-- start of RECORDS TO USE --

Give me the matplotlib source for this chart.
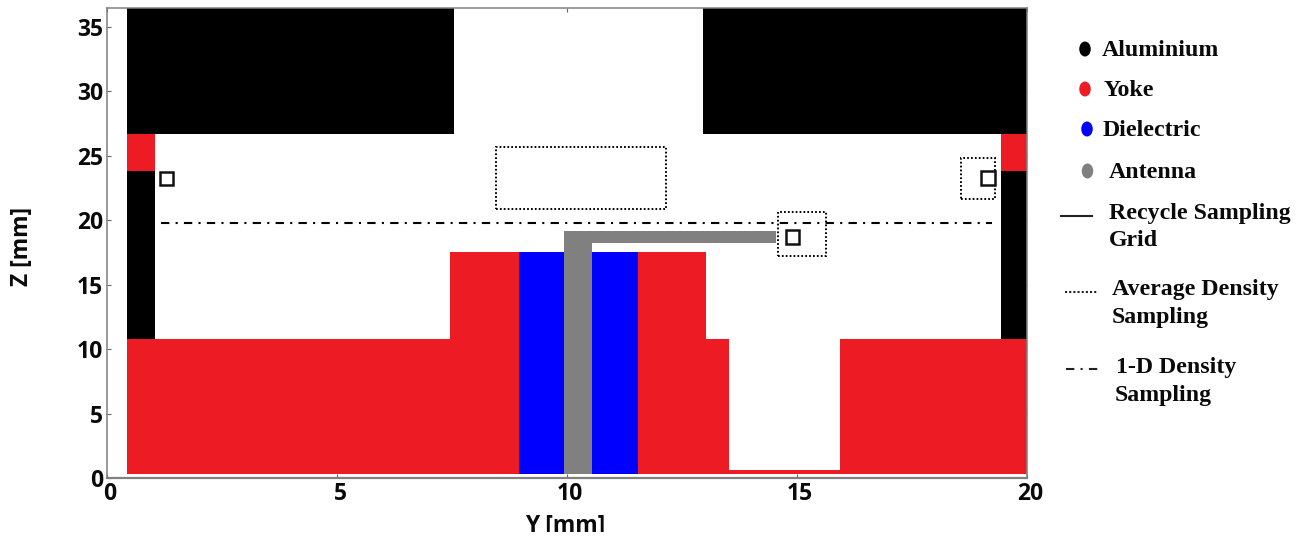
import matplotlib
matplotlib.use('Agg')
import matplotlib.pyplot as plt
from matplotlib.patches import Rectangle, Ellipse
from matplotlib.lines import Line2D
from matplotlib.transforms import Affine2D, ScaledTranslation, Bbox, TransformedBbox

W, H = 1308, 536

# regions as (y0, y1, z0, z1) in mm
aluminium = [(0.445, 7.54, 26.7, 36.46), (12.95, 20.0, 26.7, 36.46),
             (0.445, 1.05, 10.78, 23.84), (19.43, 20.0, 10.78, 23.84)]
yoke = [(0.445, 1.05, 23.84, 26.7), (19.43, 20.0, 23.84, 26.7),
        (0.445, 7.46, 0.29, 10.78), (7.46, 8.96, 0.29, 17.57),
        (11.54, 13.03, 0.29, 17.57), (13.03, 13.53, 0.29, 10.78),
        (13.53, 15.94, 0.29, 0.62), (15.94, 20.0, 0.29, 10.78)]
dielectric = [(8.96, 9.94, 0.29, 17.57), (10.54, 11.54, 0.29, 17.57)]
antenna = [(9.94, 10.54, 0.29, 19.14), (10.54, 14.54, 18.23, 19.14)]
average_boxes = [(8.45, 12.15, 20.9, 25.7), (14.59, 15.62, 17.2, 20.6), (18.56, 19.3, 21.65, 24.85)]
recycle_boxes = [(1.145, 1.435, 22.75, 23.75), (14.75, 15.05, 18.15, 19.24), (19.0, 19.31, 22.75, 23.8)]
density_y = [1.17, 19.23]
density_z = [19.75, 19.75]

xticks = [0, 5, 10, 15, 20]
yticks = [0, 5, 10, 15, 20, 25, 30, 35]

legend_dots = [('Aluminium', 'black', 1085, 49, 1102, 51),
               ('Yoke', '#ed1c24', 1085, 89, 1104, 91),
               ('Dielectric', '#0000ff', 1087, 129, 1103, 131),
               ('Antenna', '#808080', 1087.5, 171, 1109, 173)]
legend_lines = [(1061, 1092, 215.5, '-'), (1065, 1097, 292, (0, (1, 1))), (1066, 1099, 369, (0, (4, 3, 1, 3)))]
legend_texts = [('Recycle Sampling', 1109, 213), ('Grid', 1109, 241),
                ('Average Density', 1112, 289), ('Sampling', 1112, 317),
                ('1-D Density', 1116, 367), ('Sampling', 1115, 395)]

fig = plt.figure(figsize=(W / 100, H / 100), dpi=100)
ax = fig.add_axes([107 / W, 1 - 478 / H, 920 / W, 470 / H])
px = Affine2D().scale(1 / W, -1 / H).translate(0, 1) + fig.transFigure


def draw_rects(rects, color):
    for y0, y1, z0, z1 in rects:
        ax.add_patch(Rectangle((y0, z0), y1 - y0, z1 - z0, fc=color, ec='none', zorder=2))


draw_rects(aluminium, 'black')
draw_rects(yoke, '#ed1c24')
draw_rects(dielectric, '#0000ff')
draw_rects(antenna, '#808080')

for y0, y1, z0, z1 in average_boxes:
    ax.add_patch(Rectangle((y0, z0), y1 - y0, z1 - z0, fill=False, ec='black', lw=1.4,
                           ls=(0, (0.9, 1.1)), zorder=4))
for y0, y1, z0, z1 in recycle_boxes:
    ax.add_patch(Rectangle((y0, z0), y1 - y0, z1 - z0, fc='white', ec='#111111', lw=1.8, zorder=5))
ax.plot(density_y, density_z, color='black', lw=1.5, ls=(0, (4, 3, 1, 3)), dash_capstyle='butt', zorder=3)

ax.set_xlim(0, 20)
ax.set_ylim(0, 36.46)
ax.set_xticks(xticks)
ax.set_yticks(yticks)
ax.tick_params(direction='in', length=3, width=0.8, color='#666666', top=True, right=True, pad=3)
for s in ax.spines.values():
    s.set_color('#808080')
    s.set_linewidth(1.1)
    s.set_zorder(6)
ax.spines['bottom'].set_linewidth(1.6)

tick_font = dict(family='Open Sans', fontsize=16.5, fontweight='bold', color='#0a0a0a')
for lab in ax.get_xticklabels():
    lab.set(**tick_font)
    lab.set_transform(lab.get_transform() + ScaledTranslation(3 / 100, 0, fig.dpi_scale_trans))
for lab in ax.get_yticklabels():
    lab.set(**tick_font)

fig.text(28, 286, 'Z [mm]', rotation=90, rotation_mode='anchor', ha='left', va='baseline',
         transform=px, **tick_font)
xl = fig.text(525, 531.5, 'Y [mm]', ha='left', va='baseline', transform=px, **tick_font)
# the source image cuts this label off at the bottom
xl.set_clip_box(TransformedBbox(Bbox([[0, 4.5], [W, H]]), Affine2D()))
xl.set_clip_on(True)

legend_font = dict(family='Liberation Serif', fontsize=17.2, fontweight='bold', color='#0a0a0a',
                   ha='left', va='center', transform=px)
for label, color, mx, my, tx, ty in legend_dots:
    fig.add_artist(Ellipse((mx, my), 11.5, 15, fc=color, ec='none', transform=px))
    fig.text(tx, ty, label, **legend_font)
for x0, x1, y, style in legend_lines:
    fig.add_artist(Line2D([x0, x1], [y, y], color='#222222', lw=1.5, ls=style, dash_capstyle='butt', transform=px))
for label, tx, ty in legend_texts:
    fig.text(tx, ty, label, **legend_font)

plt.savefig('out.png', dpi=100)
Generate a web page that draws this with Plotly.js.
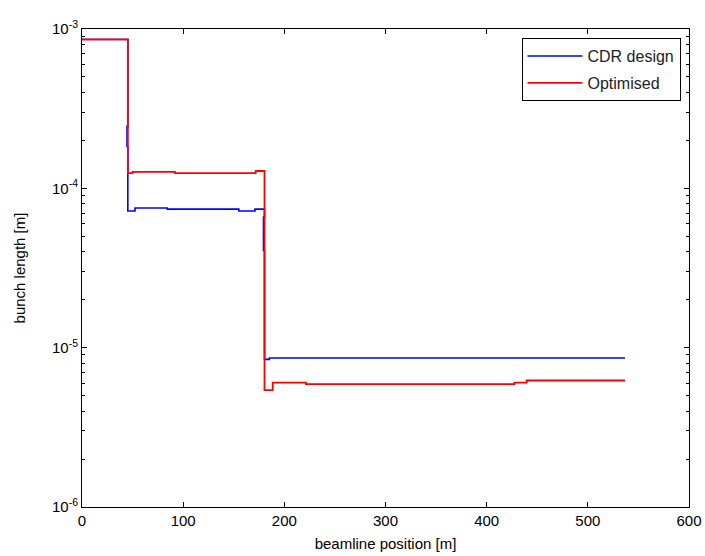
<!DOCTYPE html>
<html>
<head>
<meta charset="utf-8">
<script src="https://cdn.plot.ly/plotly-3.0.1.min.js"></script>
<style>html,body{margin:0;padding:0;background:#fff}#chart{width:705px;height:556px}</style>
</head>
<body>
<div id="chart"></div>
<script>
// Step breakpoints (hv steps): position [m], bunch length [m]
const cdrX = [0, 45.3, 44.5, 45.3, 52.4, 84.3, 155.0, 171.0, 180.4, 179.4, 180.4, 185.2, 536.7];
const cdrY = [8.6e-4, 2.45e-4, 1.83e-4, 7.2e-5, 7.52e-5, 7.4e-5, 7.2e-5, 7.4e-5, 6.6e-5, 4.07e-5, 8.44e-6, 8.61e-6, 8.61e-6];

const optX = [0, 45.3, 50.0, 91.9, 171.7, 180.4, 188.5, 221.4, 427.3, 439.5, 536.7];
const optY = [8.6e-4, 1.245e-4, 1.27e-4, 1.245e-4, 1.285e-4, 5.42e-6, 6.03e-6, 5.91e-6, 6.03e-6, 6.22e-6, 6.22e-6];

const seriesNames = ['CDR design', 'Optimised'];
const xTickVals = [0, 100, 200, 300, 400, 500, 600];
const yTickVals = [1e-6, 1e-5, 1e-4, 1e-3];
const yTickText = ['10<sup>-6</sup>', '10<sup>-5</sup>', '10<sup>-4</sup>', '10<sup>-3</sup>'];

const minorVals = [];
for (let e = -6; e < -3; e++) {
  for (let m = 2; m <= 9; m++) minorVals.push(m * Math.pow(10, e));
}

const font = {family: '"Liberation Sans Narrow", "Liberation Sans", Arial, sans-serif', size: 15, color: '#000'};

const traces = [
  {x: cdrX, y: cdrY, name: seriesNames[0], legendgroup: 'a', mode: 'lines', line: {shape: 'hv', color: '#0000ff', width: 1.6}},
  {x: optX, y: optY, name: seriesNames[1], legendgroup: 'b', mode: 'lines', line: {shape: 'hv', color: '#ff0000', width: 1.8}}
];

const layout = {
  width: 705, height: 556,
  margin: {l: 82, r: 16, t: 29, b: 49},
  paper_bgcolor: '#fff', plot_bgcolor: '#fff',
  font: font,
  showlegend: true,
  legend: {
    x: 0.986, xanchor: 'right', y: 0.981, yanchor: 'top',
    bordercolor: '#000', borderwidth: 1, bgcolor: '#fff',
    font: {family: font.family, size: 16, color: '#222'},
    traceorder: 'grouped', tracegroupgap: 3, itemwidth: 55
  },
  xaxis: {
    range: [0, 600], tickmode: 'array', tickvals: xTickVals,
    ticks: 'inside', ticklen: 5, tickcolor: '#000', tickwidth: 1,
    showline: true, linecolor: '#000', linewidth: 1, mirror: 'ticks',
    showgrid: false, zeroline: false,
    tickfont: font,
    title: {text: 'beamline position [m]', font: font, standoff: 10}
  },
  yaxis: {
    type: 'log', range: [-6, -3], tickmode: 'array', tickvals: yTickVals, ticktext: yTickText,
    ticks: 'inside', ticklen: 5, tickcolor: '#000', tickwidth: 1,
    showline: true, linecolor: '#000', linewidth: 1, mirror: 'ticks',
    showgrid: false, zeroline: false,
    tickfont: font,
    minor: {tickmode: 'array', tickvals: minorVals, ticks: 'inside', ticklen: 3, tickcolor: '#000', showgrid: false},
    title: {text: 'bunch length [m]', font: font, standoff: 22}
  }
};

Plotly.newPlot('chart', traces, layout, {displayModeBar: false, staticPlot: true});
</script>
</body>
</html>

-- end of RECORDS TO USE --

PROBLEM TO WORK ON ::
Repeat the lines above, starting at the first and stopping after the line that holds "fc=color, ec='none', zorder=2))", with the pictures left out.

OUTPUT OF THE EXERCISE ::
Give me the matplotlib source for this chart.
import matplotlib
matplotlib.use('Agg')
import matplotlib.pyplot as plt
from matplotlib.patches import Rectangle, Ellipse
from matplotlib.lines import Line2D
from matplotlib.transforms import Affine2D, ScaledTranslation, Bbox, TransformedBbox

W, H = 1308, 536

# regions as (y0, y1, z0, z1) in mm
aluminium = [(0.445, 7.54, 26.7, 36.46), (12.95, 20.0, 26.7, 36.46),
             (0.445, 1.05, 10.78, 23.84), (19.43, 20.0, 10.78, 23.84)]
yoke = [(0.445, 1.05, 23.84, 26.7), (19.43, 20.0, 23.84, 26.7),
        (0.445, 7.46, 0.29, 10.78), (7.46, 8.96, 0.29, 17.57),
        (11.54, 13.03, 0.29, 17.57), (13.03, 13.53, 0.29, 10.78),
        (13.53, 15.94, 0.29, 0.62), (15.94, 20.0, 0.29, 10.78)]
dielectric = [(8.96, 9.94, 0.29, 17.57), (10.54, 11.54, 0.29, 17.57)]
antenna = [(9.94, 10.54, 0.29, 19.14), (10.54, 14.54, 18.23, 19.14)]
average_boxes = [(8.45, 12.15, 20.9, 25.7), (14.59, 15.62, 17.2, 20.6), (18.56, 19.3, 21.65, 24.85)]
recycle_boxes = [(1.145, 1.435, 22.75, 23.75), (14.75, 15.05, 18.15, 19.24), (19.0, 19.31, 22.75, 23.8)]
density_y = [1.17, 19.23]
density_z = [19.75, 19.75]

xticks = [0, 5, 10, 15, 20]
yticks = [0, 5, 10, 15, 20, 25, 30, 35]

legend_dots = [('Aluminium', 'black', 1085, 49, 1102, 51),
               ('Yoke', '#ed1c24', 1085, 89, 1104, 91),
               ('Dielectric', '#0000ff', 1087, 129, 1103, 131),
               ('Antenna', '#808080', 1087.5, 171, 1109, 173)]
legend_lines = [(1061, 1092, 215.5, '-'), (1065, 1097, 292, (0, (1, 1))), (1066, 1099, 369, (0, (4, 3, 1, 3)))]
legend_texts = [('Recycle Sampling', 1109, 213), ('Grid', 1109, 241),
                ('Average Density', 1112, 289), ('Sampling', 1112, 317),
                ('1-D Density', 1116, 367), ('Sampling', 1115, 395)]

fig = plt.figure(figsize=(W / 100, H / 100), dpi=100)
ax = fig.add_axes([107 / W, 1 - 478 / H, 920 / W, 470 / H])
px = Affine2D().scale(1 / W, -1 / H).translate(0, 1) + fig.transFigure


def draw_rects(rects, color):
    for y0, y1, z0, z1 in rects:
        ax.add_patch(Rectangle((y0, z0), y1 - y0, z1 - z0, fc=color, ec='none', zorder=2))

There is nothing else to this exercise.